INDIANAPOLIS – The former Oklahoma State men’s basketball associate head coach violated NCAA ethical conduct rules when he accepted between $18,150 and $22,000 in bribes from two financial advisors to influence student-athletes, according to a decision released on Friday by the Division I Committee on Infractions.
In 2017, federal criminal charges were brought against 10 people, including four college basketball coaches, as well as managers, financial advisers, and representatives of a major international sportswear company.
The coaches that were charged in the case, steered players to advisers who paid bribes to the coaches, Bloomberg reports.
According to court documents, former OSU assistant basketball coach Lamont Evans received at least $22,000 in bribes in exchange for his agreement to exert his official influence over certain student-athletes.
Following the charges, OSU announced that Evans had been fired from the program.
In January of 2019, a lawyer for Evans said that the former coach was pleading guilty to a conspiracy bribery charges.
Evans was eventually sentenced to three months in prison in June of 2019.
According to OSU’s Division I Committee on Infractions on Friday, Evans violated NCAA ethical conduct rules.
“The conduct at issue in this case was related to a broader scheme that involved money and influence at the intersection of college and professional basketball,” the committee said in its decision. “The scheme resulted in the arrest and prosecution of multiple individuals — including college basketball coaches — on conspiracy and bribery charges, and it led to significant NCAA reforms.”
The committee says Evans violated NCAA rules because athletics department staff members are prohibited from receiving benefits for facilitating or arranging a meeting between a student-athlete and an agent, financial advisor or a representative of an agent or advisor.

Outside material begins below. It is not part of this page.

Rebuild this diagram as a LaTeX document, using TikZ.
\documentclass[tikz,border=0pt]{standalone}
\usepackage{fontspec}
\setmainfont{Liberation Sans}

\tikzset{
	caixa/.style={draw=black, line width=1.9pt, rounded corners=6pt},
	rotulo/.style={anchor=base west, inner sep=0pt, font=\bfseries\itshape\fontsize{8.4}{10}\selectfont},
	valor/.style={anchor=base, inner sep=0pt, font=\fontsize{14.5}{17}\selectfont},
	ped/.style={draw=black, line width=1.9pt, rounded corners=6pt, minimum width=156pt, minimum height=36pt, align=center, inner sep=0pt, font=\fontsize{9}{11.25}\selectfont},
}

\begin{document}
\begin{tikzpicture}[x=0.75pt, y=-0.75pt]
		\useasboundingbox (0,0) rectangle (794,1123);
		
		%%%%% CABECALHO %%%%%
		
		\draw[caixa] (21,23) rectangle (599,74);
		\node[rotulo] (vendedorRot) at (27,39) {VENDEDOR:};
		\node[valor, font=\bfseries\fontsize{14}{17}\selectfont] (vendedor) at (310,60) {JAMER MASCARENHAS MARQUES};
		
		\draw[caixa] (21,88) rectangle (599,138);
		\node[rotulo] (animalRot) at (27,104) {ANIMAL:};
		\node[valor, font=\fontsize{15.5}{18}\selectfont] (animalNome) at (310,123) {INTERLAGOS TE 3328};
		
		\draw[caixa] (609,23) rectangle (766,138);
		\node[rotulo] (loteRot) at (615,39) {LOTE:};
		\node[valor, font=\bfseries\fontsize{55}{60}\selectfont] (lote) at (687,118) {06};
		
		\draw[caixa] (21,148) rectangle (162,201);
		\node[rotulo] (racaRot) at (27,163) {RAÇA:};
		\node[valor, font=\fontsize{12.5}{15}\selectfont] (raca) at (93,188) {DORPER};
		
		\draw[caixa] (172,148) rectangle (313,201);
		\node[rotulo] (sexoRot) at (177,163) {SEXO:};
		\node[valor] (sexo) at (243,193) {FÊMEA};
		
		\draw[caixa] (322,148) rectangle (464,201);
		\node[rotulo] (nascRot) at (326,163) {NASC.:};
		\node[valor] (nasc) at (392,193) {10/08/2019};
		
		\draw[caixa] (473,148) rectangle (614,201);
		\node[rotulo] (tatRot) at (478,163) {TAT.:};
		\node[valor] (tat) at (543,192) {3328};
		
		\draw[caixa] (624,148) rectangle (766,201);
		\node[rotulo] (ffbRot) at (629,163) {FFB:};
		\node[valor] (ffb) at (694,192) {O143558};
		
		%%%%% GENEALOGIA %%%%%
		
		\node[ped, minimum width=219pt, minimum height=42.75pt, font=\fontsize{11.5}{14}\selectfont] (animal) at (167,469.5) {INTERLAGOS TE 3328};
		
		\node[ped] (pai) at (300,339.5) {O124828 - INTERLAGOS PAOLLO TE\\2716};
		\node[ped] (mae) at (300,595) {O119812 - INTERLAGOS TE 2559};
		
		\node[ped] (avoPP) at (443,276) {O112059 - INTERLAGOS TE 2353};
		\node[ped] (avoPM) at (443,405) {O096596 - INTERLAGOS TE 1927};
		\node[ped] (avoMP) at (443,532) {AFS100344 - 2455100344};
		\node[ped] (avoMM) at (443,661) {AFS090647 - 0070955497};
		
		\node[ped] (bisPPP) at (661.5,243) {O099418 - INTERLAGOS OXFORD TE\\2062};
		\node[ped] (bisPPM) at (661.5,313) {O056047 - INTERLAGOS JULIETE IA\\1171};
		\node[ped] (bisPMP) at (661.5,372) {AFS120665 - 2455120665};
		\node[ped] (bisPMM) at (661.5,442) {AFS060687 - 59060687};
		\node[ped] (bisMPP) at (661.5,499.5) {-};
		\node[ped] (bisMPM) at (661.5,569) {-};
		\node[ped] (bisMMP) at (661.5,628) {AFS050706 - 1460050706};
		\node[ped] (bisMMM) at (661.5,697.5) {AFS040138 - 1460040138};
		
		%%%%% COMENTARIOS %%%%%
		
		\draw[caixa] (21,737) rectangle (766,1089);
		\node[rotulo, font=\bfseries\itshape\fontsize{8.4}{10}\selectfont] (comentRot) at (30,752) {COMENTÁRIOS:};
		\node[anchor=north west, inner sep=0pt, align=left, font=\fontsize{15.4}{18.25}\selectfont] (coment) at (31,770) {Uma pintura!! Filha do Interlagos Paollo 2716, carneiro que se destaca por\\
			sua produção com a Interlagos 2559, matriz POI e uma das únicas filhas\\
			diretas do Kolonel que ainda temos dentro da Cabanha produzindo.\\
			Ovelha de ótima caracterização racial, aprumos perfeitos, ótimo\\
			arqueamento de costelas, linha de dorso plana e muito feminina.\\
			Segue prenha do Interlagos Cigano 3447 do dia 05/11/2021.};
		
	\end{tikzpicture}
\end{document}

Athletics staff members are also prohibited from representing, directly or indirectly, any individual in the marketing of their athletics ability or reputation to an agency, and from accepting compensation for the representation.
“Coaches are entrusted to look after the well-being and best interests of their student-athletes, including during the critical time when student-athletes are making decisions regarding their professional careers,” the committee said in its decision. “As the associate head coach admitted in his sentencing hearing, he abused this trust for his own personal gain. He sold access to student-athletes and used his position as a coach and mentor to steer them toward a career decision — retaining the financial advisors’ services — that would financially benefit him. In short, he put his interests ahead of theirs.”

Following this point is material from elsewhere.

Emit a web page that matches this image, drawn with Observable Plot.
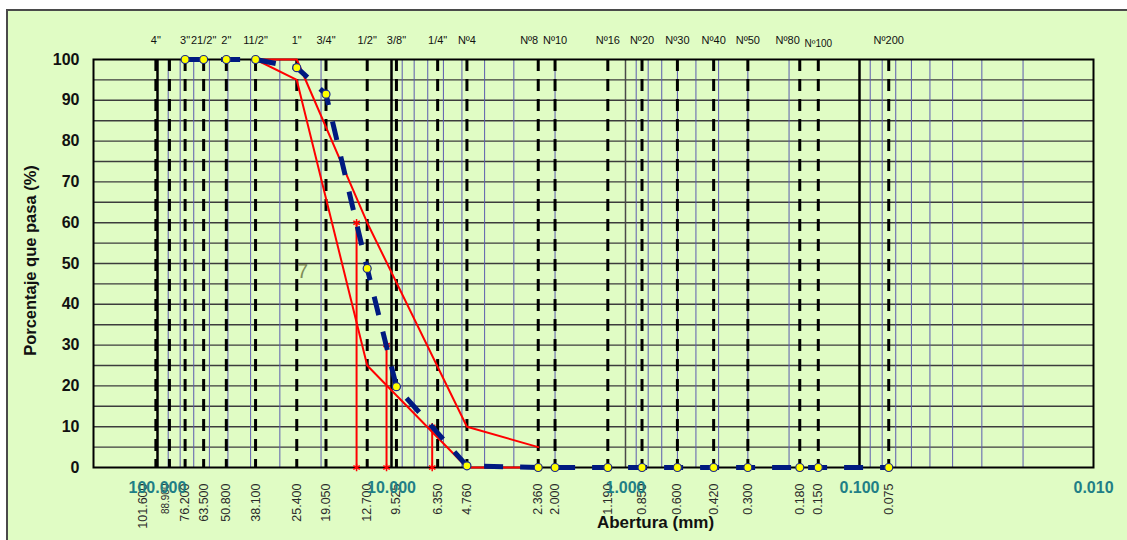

The committee classified the case as Level I-standard for the school and Level I-aggravated for the former associate head coach. The committee used the Division I membership-approved infractions penalty guidelines to prescribe the following measures:
- Three years of probation.
- A 2020-21 postseason ban for the men’s basketball team.
- A $10,000 fine plus 1% of the men’s basketball program budget (self-imposed by the university).
- A reduction of men’s basketball scholarships by a total of three during the 2020-21 through 2022-23 academic years.
- A reduction of men’s basketball official visits to 25 during the 2018-19/2019-20 rolling two-year period and to 18 during the 2019-20/2020-21 rolling two-year period (self-imposed by the university).
- A prohibition of men’s basketball unofficial visits for two weeks during the fall of 2020 and two weeks during the fall of 2021 (self-imposed by the university). The university also must prohibit unofficial visits for three additional weeks during the fall of 2020, 2021 and/or 2022.
- A prohibition of men’s basketball telephone recruiting for a one-week period during the 2020-21 academic year (self-imposed by the university). The university also must prohibit telephone recruiting for six additional weeks during the probation period.
- A reduction in the number of men’s basketball recruiting person days by 12 during the 2019-20 academic year (self-imposed by the university). The university also must reduce the number of recruiting person days by five during the 2020-21 academic year.
- A 10-year show-cause order for the former associate head coach. During that period, any NCAA member school employing him must restrict him from any athletically related duties unless it shows cause why the restrictions should not apply.
- A prohibition of the men’s basketball staff from participating in off-campus evaluations for three consecutive days during the summer evaluation periods in 2020 (self-imposed by the university).